Mark Carney, the Governor of the Bank of England, pledged to appoint a new Deputy Governor at the Bank to lead a "root and branch" review of its strategy, after suspending an official over the foreign exchange market manipulation scandal.
Carney claimed that there was "no evidence" any Bank of England official had condoned manipulation of the foreign exchange market, as he faced down tough questioning from U.K. members of parliament (MPs).
He defended the Bank against MPs' suggestions it should have been more alert to the possibility of foreign exchange market manipulations, after the matter was raised as part of regular meetings between the Bank and market participants, some of whom have since been arrested over the scandal.
"It is possible foreign exchange traders decided to collude to make their lives easier and richer," Carney said.
In a move likely to have ramifications for the central bank's history, he signaled that he is prepared to make the 420 year-old Bank a more open institution.
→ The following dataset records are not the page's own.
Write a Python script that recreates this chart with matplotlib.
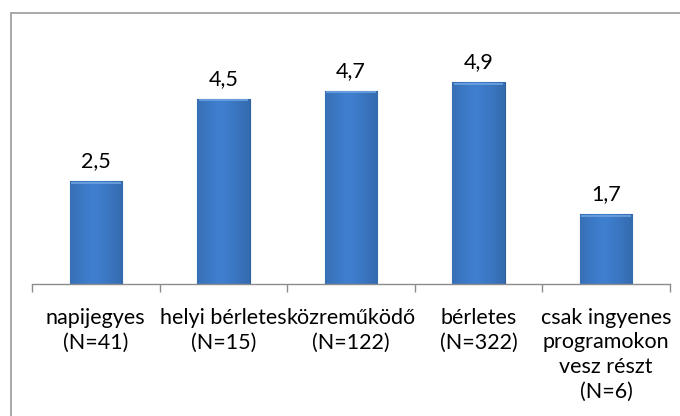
import numpy as np
import matplotlib
matplotlib.use('Agg')
import matplotlib.pyplot as plt
from matplotlib.patches import Rectangle

plt.rcParams['font.family'] = ['Lato', 'DejaVu Sans']

#%% data
categories = ['napijegyes\n(N=41)', 'helyi bérletes\n(N=15)', 'közreműködő\n(N=122)',
              'bérletes\n(N=322)', 'csak ingyenes\nprogramokon\nvesz részt\n(N=6)']
values = [2.5, 4.5, 4.7, 4.9, 1.7]
value_labels = ['2,5', '4,5', '4,7', '4,9', '1,7']

#%% figure
dpi = 100
width, height = 680, 416
fig = plt.figure(figsize=(width/dpi, height/dpi), dpi=dpi)

# outer chart frame (runs off the right and bottom edges)
fig.patches.append(Rectangle((11/width, -0.05), 1.1, 1 - 13/height + 0.05,
                             transform=fig.transFigure, fill=False,
                             edgecolor='#999999', linewidth=1.2))

ax = fig.add_axes([32/width, 132/height, 638/width, 247/height])
x = np.arange(len(values))
bw = 0.41
bars = ax.bar(x, values, width=bw, color='#3b77c2', edgecolor='#2f5e9c', linewidth=0.8, zorder=2)

# horizontal gradient inside each bar, a bit of a bevel look
grad = np.linspace(0, 1, 64)
shade = 1 - 0.35 * np.abs(grad - 0.45) ** 1.3
base = np.array([0x3f, 0x7f, 0xcf]) / 255
img = (shade[:, None] * base[None, :])[None, :, :]
for b in bars:
    x0, y0 = b.get_x(), b.get_y()
    im = ax.imshow(img, extent=[x0, x0 + b.get_width(), y0, y0 + b.get_height()],
                   aspect='auto', zorder=2.5, interpolation='bicubic')
    im.set_clip_path(b)
    ax.plot([x0 + 0.01, x0 + b.get_width() - 0.01], [b.get_height() - 0.04] * 2,
            color='#6fa3e0', linewidth=1.2, zorder=3, solid_capstyle='butt')

for xi, v, lab in zip(x, values, value_labels):
    ax.annotate(lab, (xi, v), xytext=(0, 7), textcoords='offset points',
                ha='center', va='bottom', fontsize=15.5, color='black')

ax.set_xlim(-0.5, len(values) - 0.5)
ax.set_ylim(0, 6)
ax.set_xticks(x)
ax.set_xticklabels(categories, fontsize=15.5, linespacing=1.3, va='top')
ax.set_xticks(np.arange(-0.5, len(values)), minor=True)
ax.tick_params(axis='x', which='major', length=0, pad=17)
ax.tick_params(axis='x', which='minor', length=6, color='#8c8c8c', width=1)
ax.set_yticks([])
for s in ['left', 'right', 'top']:
    ax.spines[s].set_visible(False)
ax.spines['bottom'].set_color('#8c8c8c')
ax.spines['bottom'].set_linewidth(1)
ax.patch.set_visible(False)

plt.savefig('out.png', dpi=dpi)
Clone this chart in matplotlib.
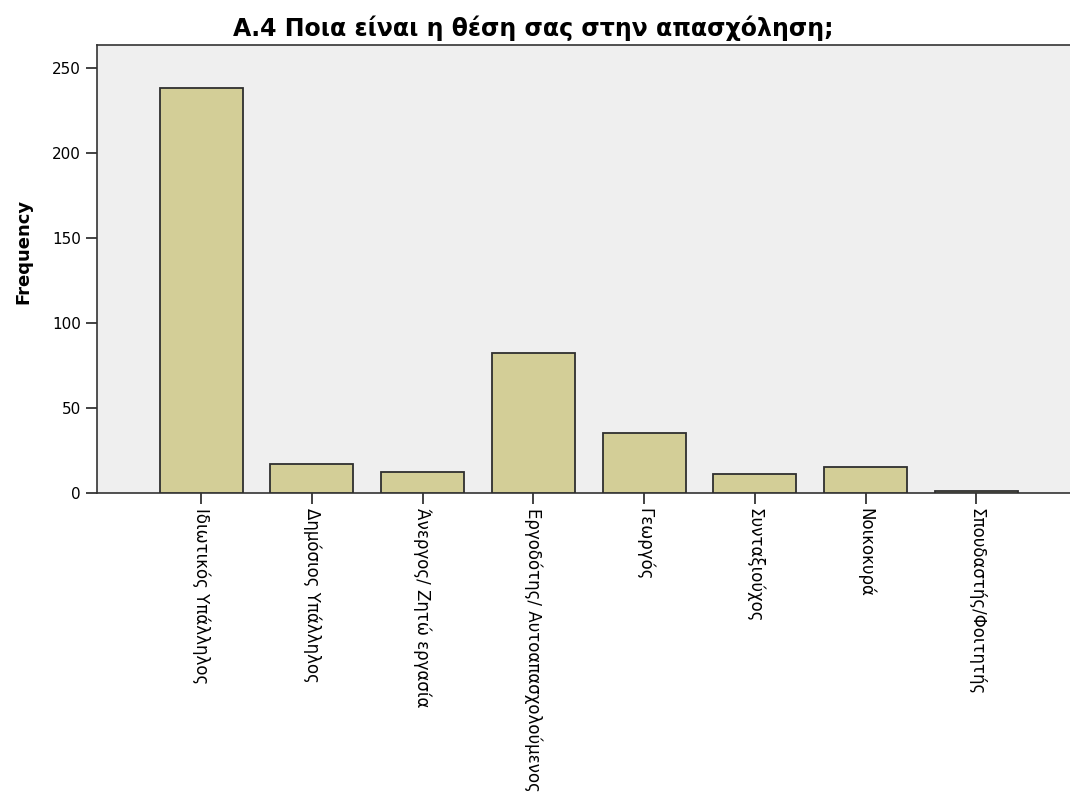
import matplotlib.pyplot as plt
import numpy as np

plt.rcParams['font.family'] = ['DejaVu Sans']

# categories and frequencies
categories = ['Ιδιωτικός Υπάλληλος', 'Δημόσιος Υπάλληλος', 'Άνεργος/ Ζητώ εργασία',
              'Εργοδότης/ Αυτοαπασχολούμενος', 'Γεωργός', 'Συνταξιούχος',
              'Νοικοκυρά', 'Σπουδαστής/Φοιτητής']
frequencies = [238, 17, 12, 82, 35, 11, 15, 1]
y_ticks = [0, 50, 100, 150, 200, 250]

fig = plt.figure(figsize=(10.7, 8), dpi=100)
ax = fig.add_axes([0.0907, 0.384, 0.915, 0.56])
ax.set_facecolor('#efefef')

x = np.arange(len(categories))
ax.bar(x, frequencies, width=0.75, color='#d3ce97', edgecolor='#2f2f2f', linewidth=1.3, zorder=3)

ax.set_xlim(-0.94, 7.9)
ax.set_ylim(0, 263.5)
ax.set_yticks(y_ticks)
ax.set_xticks(x)
ax.set_xticklabels(categories, rotation=-90, ha='center', va='top')
ax.tick_params(axis='both', direction='out', length=8, width=1.2, color='#222222', labelsize=11)
ax.tick_params(axis='x', labelsize=12, pad=3)

for side in ['left', 'top', 'bottom']:
    ax.spines[side].set_linewidth(1.2)
    ax.spines[side].set_color('#333333')
ax.spines['right'].set_visible(False)

ax.set_ylabel('Frequency', fontsize=13, fontweight='bold')
ax.yaxis.set_label_coords(-0.066, 0.538)
fig.text(0.498, 0.965, 'Α.4 Ποια είναι η θέση σας στην απασχόληση;', ha='center', va='center',
         fontsize=17, fontweight='bold')

plt.savefig('out.png', dpi=100)
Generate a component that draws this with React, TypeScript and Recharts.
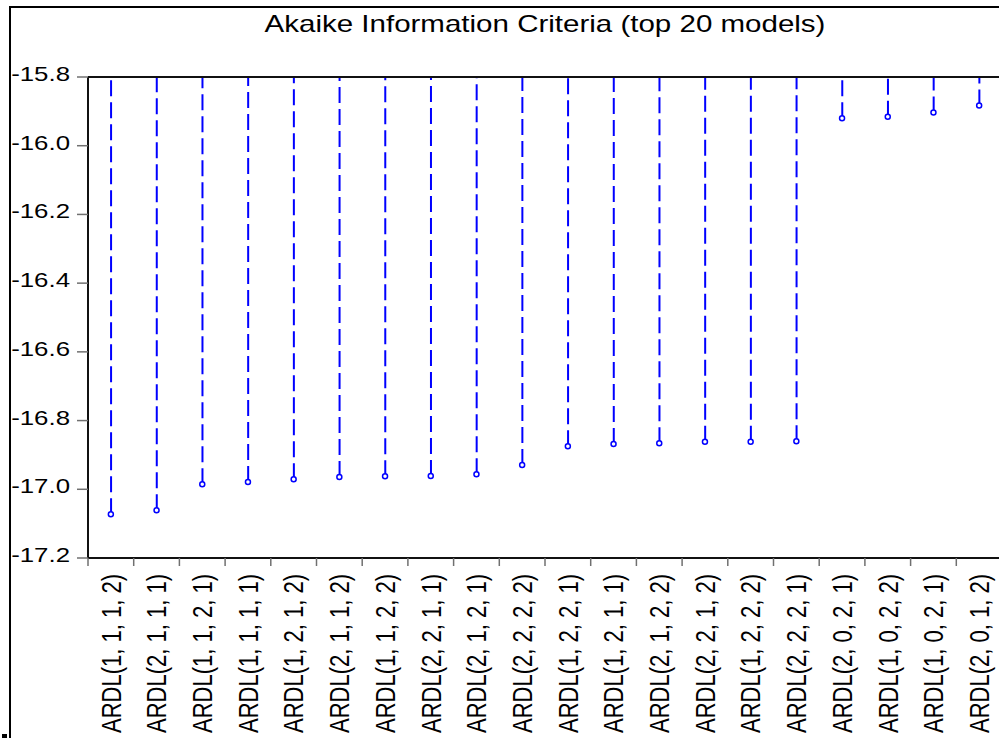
import React from "react";
import { ComposedChart, Bar, Line, XAxis, YAxis, ReferenceLine, Customized } from "recharts";

// ---- data ----
const CATEGORIES = [
  "ARDL(1, 1, 1, 2)",
  "ARDL(2, 1, 1, 1)",
  "ARDL(1, 1, 2, 1)",
  "ARDL(1, 1, 1, 1)",
  "ARDL(1, 2, 1, 2)",
  "ARDL(2, 1, 1, 2)",
  "ARDL(1, 1, 2, 2)",
  "ARDL(2, 2, 1, 1)",
  "ARDL(2, 1, 2, 1)",
  "ARDL(2, 2, 2, 2)",
  "ARDL(1, 2, 2, 1)",
  "ARDL(1, 2, 1, 1)",
  "ARDL(2, 1, 2, 2)",
  "ARDL(2, 2, 1, 2)",
  "ARDL(1, 2, 2, 2)",
  "ARDL(2, 2, 2, 1)",
  "ARDL(2, 0, 2, 1)",
  "ARDL(1, 0, 2, 2)",
  "ARDL(1, 0, 2, 1)",
  "ARDL(2, 0, 1, 2)",
];

const AIC_VALUES = [
  -17.073, -17.061, -16.985, -16.979, -16.971, -16.964, -16.962, -16.961, -16.956, -16.929,
  -16.875, -16.868, -16.866, -16.862, -16.862, -16.86, -15.92, -15.916, -15.903, -15.883,
];

const Y_TICKS = [-15.8, -16.0, -16.2, -16.4, -16.6, -16.8, -17.0, -17.2];
const Y_TOP = -15.8;
const Y_BOTTOM = -17.2;
const TITLE = "Akaike Information Criteria (top 20 models)";

// ---- layout ----
const CHART_W = 1010;
const CHART_H = 738;
const MARGIN = { top: 77, right: 8, bottom: 0, left: 0 };
const Y_AXIS_W = 88;
const X_AXIS_H = 180;
const PLOT_LEFT = MARGIN.left + Y_AXIS_W;
const PLOT_RIGHT = CHART_W - MARGIN.right;
const AXIS_Y = CHART_H - MARGIN.bottom - X_AXIS_H;
const BAND = (PLOT_RIGHT - PLOT_LEFT) / CATEGORIES.length;
const FONT = '"Liberation Sans", Arial, sans-serif';
const SX = 1.23; // horizontal stretch of the reference's text
const BLUE = "#0000FF";

const data = CATEGORIES.map((name, i) => ({
  name,
  aic: AIC_VALUES[i],
  stem: [AIC_VALUES[i], Y_TOP],
}));

const StemShape = (props: any) => {
  const { x, y, width, height } = props;
  if (x == null || y == null) return null;
  const cx = x + width / 2;
  const top = Math.min(y, y + height);
  const bottom = Math.max(y, y + height);
  return (
    <line x1={cx} x2={cx} y1={bottom} y2={top} stroke={BLUE} strokeWidth={2} strokeDasharray="16 6" />
  );
};

const YTick = (props: any) => {
  const { x, y, payload } = props;
  return (
    <g transform={`translate(${x},${y}) scale(${SX},1)`}>
      <text x={0} y={0} dy={4} textAnchor="end" fontFamily={FONT} fontSize={21} fill="#000">
        {Number(payload.value).toFixed(1)}
      </text>
    </g>
  );
};

const XTick = (props: any) => {
  const { x, payload } = props;
  const bx = x - BAND / 2;
  return (
    <g>
      <line x1={bx} x2={bx} y1={AXIS_Y} y2={AXIS_Y + 8} stroke="#707070" strokeWidth={1.5} />
      <g transform={`translate(${x},${AXIS_Y + 16}) scale(${SX},1) rotate(-90)`}>
        <text x={0} y={0} dy={8} textAnchor="end" fontFamily={FONT} fontSize={22} fill="#000">
          {payload.value}
        </text>
      </g>
    </g>
  );
};

const Title = () => (
  <g transform={`translate(${(PLOT_LEFT + PLOT_RIGHT) / 2},32) scale(${SX},1)`}>
    <text x={0} y={0} textAnchor="middle" fontFamily={FONT} fontSize={24} fill="#000">
      {TITLE}
    </text>
  </g>
);

export default function App() {
  return (
    <div
      style={{
        position: "fixed",
        left: 0,
        top: 0,
        width: 999,
        height: 738,
        overflow: "hidden",
        background: "#fff",
      }}
    >
      <div
        style={{
          position: "absolute",
          left: 9,
          top: 6,
          width: 2000,
          height: 2000,
          borderTop: "2px solid #000",
          borderLeft: "2px solid #000",
        }}
      />
      <div style={{ position: "absolute", left: 2, top: 734, width: 5, height: 4, background: "#000" }} />
      <div style={{ position: "absolute", left: 0, top: 0 }}>
        <ComposedChart width={CHART_W} height={CHART_H} data={data} margin={MARGIN}>
          <Customized component={Title} />
          <XAxis
            dataKey="name"
            interval={0}
            height={X_AXIS_H}
            tickLine={false}
            tick={<XTick />}
            axisLine={{ stroke: "#111", strokeWidth: 2 }}
          />
          <YAxis
            type="number"
            domain={[Y_BOTTOM, Y_TOP]}
            ticks={Y_TICKS}
            allowDataOverflow
            width={Y_AXIS_W}
            tickSize={11}
            tickMargin={7}
            tick={<YTick />}
            tickLine={{ stroke: "#707070", strokeWidth: 1.5 }}
            axisLine={{ stroke: "#111", strokeWidth: 2 }}
          />
          <ReferenceLine y={Y_TOP} stroke="#111" strokeWidth={2} ifOverflow="extendDomain" />
          <Bar dataKey="stem" shape={<StemShape />} isAnimationActive={false} />
          <Line
            dataKey="aic"
            stroke="none"
            isAnimationActive={false}
            activeDot={false}
            dot={{ r: 2.5, stroke: BLUE, strokeWidth: 1.5, fill: "#fff" }}
          />
        </ComposedChart>
      </div>
    </div>
  );
}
Parliament's Treasury Select Committee quizzed Carney and the bank's Executive Director of Markets Paul Fisher about allegations that bank officials condoned or were informed of manipulation in the foreign exchange market or the sharing of confidential client information.
Carney told them: "This is as serious as Libor, if not more so" and that this was an "unhappy situation" after one of them accused him of being "relaxed" about the alleged manipulations. However, he added that he expects that the investigation will "re-confirm" the integrity of Bank employees.
(Read more: Forex manipulation: How it worked)
The new Deputy Governor will focus on markets and banking and will conduct a "root-and-branch review of how we conduct market intelligence," Carney said.
Carney got the job after Paul Tucker, the Bank insider widely tipped to succeed Mervyn King, was implicated in the Libor scandal.
Earlier, Carney stressed that the Bank's decision on when to raise interest rates will not be influenced by the 2015 UK elections.
There is "no danger" that the timing of interest rate rises, which most economists believe will start in 2015, will be affected by the elections, expected in May 2015, Carney said.
Keeping interest rates at their historic lows has helped boost the U.K. housing market in London and the South, a key element in keeping traditional Conservative Party voters happy.
Carney, appointed by U.K. Chancellor George Osborne, a Conservative Party MP, has been accused by critics of not being independent enough.
Carney also told MPs that he had been overruled by other members of the MPC on whether to make the output gap, which some economists believe could be holding back the U.K.'s recovery, public. This should help dispel concerns about the apparent unanimity of the MPC under Carney.
The Bank of England will not sell all the gilts it has bought during its quantitative easing program, worth £375 billion in total, Carney said. This should reassure some of those concerned that the assets could all be dumped on the market.
Sterling stayed flat against the euro following the news.